# Combined Data Set Standard Deviation

Can the sample deviation of a combined data set be lower than the sample deviations of each separate data set? So, at first thought, my answer was no and that it can be equal to that of each separate data set at the lowest. However, when I tried to show this, I supposed that the mean, sample standard deviations, and sample size of both data sets are equal.

Fooling around with some examples such as: $$\text{data set 1 = data set 2: 1,2,3,4,5} \quad N=5, \mu=3, s\approx 1.58 \Rightarrow$$ $$\text{combined data set: 1,1,2,2,3,3,4,4,5,5} \quad N=10,\mu=3 s\approx 1.49$$ So I'm thinking that for all sample data sets in which the sample sizes, sample standard deviations, and mean are equal, the sample standard deviation of the combined data set will be lower, while it will approach an equal value as $N$ goes to infinity.

How can I show this mathematically?

Usually the sample variance is taken to be the unbiased estimator of $\sigma_X^2$:$$s^2\equiv \frac{1}{N-1} \sum_{i = 1}^{N} (x_i - \bar{X})^2$$

So when you combine two identical data sets, the sample size doubles $N \to 2N$, the sample mean $\bar{X}$ is unchanged, the sum of squares $\sum_{i = 1}^{N} (x_i - \bar{X})^2$ also doubles, and you divide it by a number that is slightly less than doubled $2N -1$.

When $N \to \infty$, the sample size approaches "being doubled" $(2N-1)/N \to 2$ and $s^2 \to \sigma_X^2$, approaching what you call "equal value".

• You should use the standard notation: sample size (small) $n$, sample mean $\bar X$, sample variance $s^2,$ and sample standard deviation $s.$ It is customary to use $N$ and $\mu$ for populations. – BruceET Oct 4 '16 at 0:04
• @BruceET yeah you're right. – Lee David Chung Lin Oct 4 '16 at 0:14
• Intended for OP, put in wrong place. – BruceET Oct 6 '16 at 4:57

Start with the sample means $\bar X_1 = T_1/n = \frac{\sum_{i=1}^n X_i}{n}$ of the first sample and $\bar X_2 = T_2/m= \frac{\sum_{i=n+1}^{n+m} X_i}{m}$ of the second. Then the sample mean of the combined sample is $X_c = T_c/(n+m) = (T_1 + T_2)/(n+m) = \frac{\sum_{i-1}^{n+m} X_i} {n+m}.$ So if you know the sample sizes $n$ and $n+m$ and the sample means $\bar X_1$, $\bar X_c,$ you can easily solve for $\bar X_2.$

Now consider that the variance $s^2$ of a sample can be written in terms of the 'computational formula' $$s^2 = \frac{\sum_{i=1}^n X_i^2 - n\bar X^2}{n-1} = \frac{Q - n\bar X^2}{n-1}.$$

Now if the sample sizes, sample sum, and sample sums of squares of two samples are known, it is possible to combine the sample sizes, find $T_c = T_1 + T_2$, and find $Q_c = Q_1 + Q_2,$ and then use these quantities to find $s_c^2$ from $s_1^2$ and $s_2^2.$

Further, knowing the sample variance, mean, and total, it is possible to solve for the sample sum of squares. It follows that sample sizes, means, and variances for individual samples can be used to find sample sizes, means, and variances for combined samples.

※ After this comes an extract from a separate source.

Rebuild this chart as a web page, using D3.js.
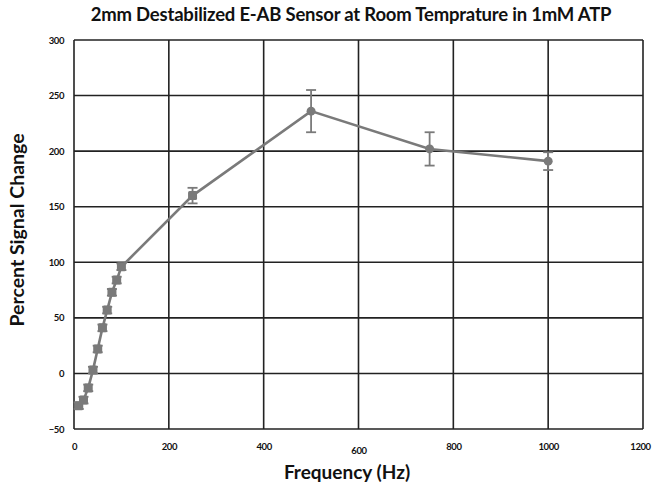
<!DOCTYPE html>
<html>
<head>
<meta charset="utf-8">
<script src="https://cdn.jsdelivr.net/npm/d3@7/dist/d3.min.js"></script>
<style>
  html, body { margin: 0; padding: 0; background: #fff; }
  svg { display: block; font-family: Lato, "Open Sans", sans-serif; }
</style>
</head>
<body>
<svg id="chart" width="653" height="490"></svg>
<script>
// Frequency sweep (Hz) and mean percent signal change with error half-widths
const frequencies = [10, 20, 30, 40, 50, 60, 70, 80, 90, 100, 250, 500, 750, 1000];
const signalChange = [-29, -24, -13, 3, 22, 41, 57, 73, 84, 96, 160, 236, 202, 191];
const errors = [3, 3, 3, 3, 3, 3, 3, 3, 3, 3, 7, 19, 15, 8];
const xTicks = [0, 200, 400, 600, 800, 1000, 1200];
const yTicks = [-50, 0, 50, 100, 150, 200, 250, 300];

const svg = d3.select("#chart");

const x = d3.scaleLinear().domain([0, 1200]).range([74, 643]);
const y = d3.scaleLinear().domain([-50, 300]).range([429, 40]);

const ink = "#222";
const markColor = "#7a7a7a";

// Gridlines
svg.append("g").selectAll("line").data(xTicks).join("line")
  .attr("x1", d => x(d)).attr("x2", d => x(d))
  .attr("y1", y(300)).attr("y2", y(-50))
  .attr("stroke", ink).attr("stroke-width", 1.6);
svg.append("g").selectAll("line").data(yTicks).join("line")
  .attr("x1", x(0)).attr("x2", x(1200))
  .attr("y1", d => y(d)).attr("y2", d => y(d))
  .attr("stroke", ink).attr("stroke-width", 1.6);

// Axes (labels only)
const xAxis = svg.append("g").attr("transform", `translate(0,${y(-50)})`)
  .call(d3.axisBottom(x).tickValues(xTicks).tickSize(0).tickPadding(14).tickFormat(d3.format("d")));
const yAxis = svg.append("g").attr("transform", `translate(${x(0)},0)`)
  .call(d3.axisLeft(y).tickValues(yTicks).tickSize(0).tickPadding(10).tickFormat(d3.format("d")));
[xAxis, yAxis].forEach(g => {
  g.select(".domain").remove();
  g.selectAll("text").attr("font-size", 9.5).attr("font-weight", 700)
    .attr("letter-spacing", -0.4)
    .attr("fill", "#111").attr("font-family", "Lato, sans-serif");
});
xAxis.selectAll(".tick").filter(d => d === 1200).select("text").attr("dx", -3);
xAxis.selectAll(".tick").filter(d => d === 600).select("text").attr("dy", "1.2em");

const pts = frequencies.map((f, i) => ({ f, v: signalChange[i], e: errors[i] }));

// Connecting line
svg.append("path").datum(pts)
  .attr("fill", "none").attr("stroke", markColor).attr("stroke-width", 2.6)
  .attr("d", d3.line().x(d => x(d.f)).y(d => y(d.v)));

// Error bars
const eb = svg.append("g").attr("stroke", markColor).attr("stroke-width", 1.8);
eb.selectAll("line.stem").data(pts).join("line").attr("class", "stem")
  .attr("x1", d => x(d.f)).attr("x2", d => x(d.f))
  .attr("y1", d => y(d.v + d.e)).attr("y2", d => y(d.v - d.e));
eb.selectAll("line.capT").data(pts).join("line").attr("class", "capT")
  .attr("x1", d => x(d.f) - 5).attr("x2", d => x(d.f) + 5)
  .attr("y1", d => y(d.v + d.e)).attr("y2", d => y(d.v + d.e));
eb.selectAll("line.capB").data(pts).join("line").attr("class", "capB")
  .attr("x1", d => x(d.f) - 5).attr("x2", d => x(d.f) + 5)
  .attr("y1", d => y(d.v - d.e)).attr("y2", d => y(d.v - d.e));

// Markers
svg.append("g").selectAll("rect").data(pts).join("rect")
  .attr("x", d => x(d.f) - 4.5).attr("y", d => y(d.v) - 4.5)
  .attr("width", 9).attr("height", 9)
  .attr("rx", d => d.f >= 500 ? 4.5 : 1.5)
  .attr("fill", markColor);

// Titles
svg.append("text").attr("x", 351).attr("y", 21).attr("text-anchor", "middle")
  .attr("font-size", 18.5).attr("font-weight", 700).attr("fill", "#111")
  .attr("letter-spacing", -0.2)
  .text("2mm Destabilized E-AB Sensor at Room Temprature in 1mM ATP");
svg.append("text").attr("x", 347).attr("y", 479).attr("text-anchor", "middle")
  .attr("font-size", 19).attr("font-weight", 700).attr("fill", "#111")
  .text("Frequency (Hz)");
svg.append("text").attr("transform", "translate(24,230) rotate(-90)")
  .attr("text-anchor", "middle")
  .attr("font-size", 19.5).attr("font-weight", 700).attr("fill", "#111")
  .text("Percent Signal Change");
</script>
</body>
</html>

Now you can use sample size 5, mean 3, and SD 1.58 for sample 1 and sample size 10, mean 3, and SD 1.49 to find exact sample size, mean, and SD for sample 2. No guess work about it.

Finally, if all samples are from the same population with mean $\mu$ and standard devation $\sigma$, we expect sample means and SDs to get closer to $\mu$ and $\sigma$ as sample size increases.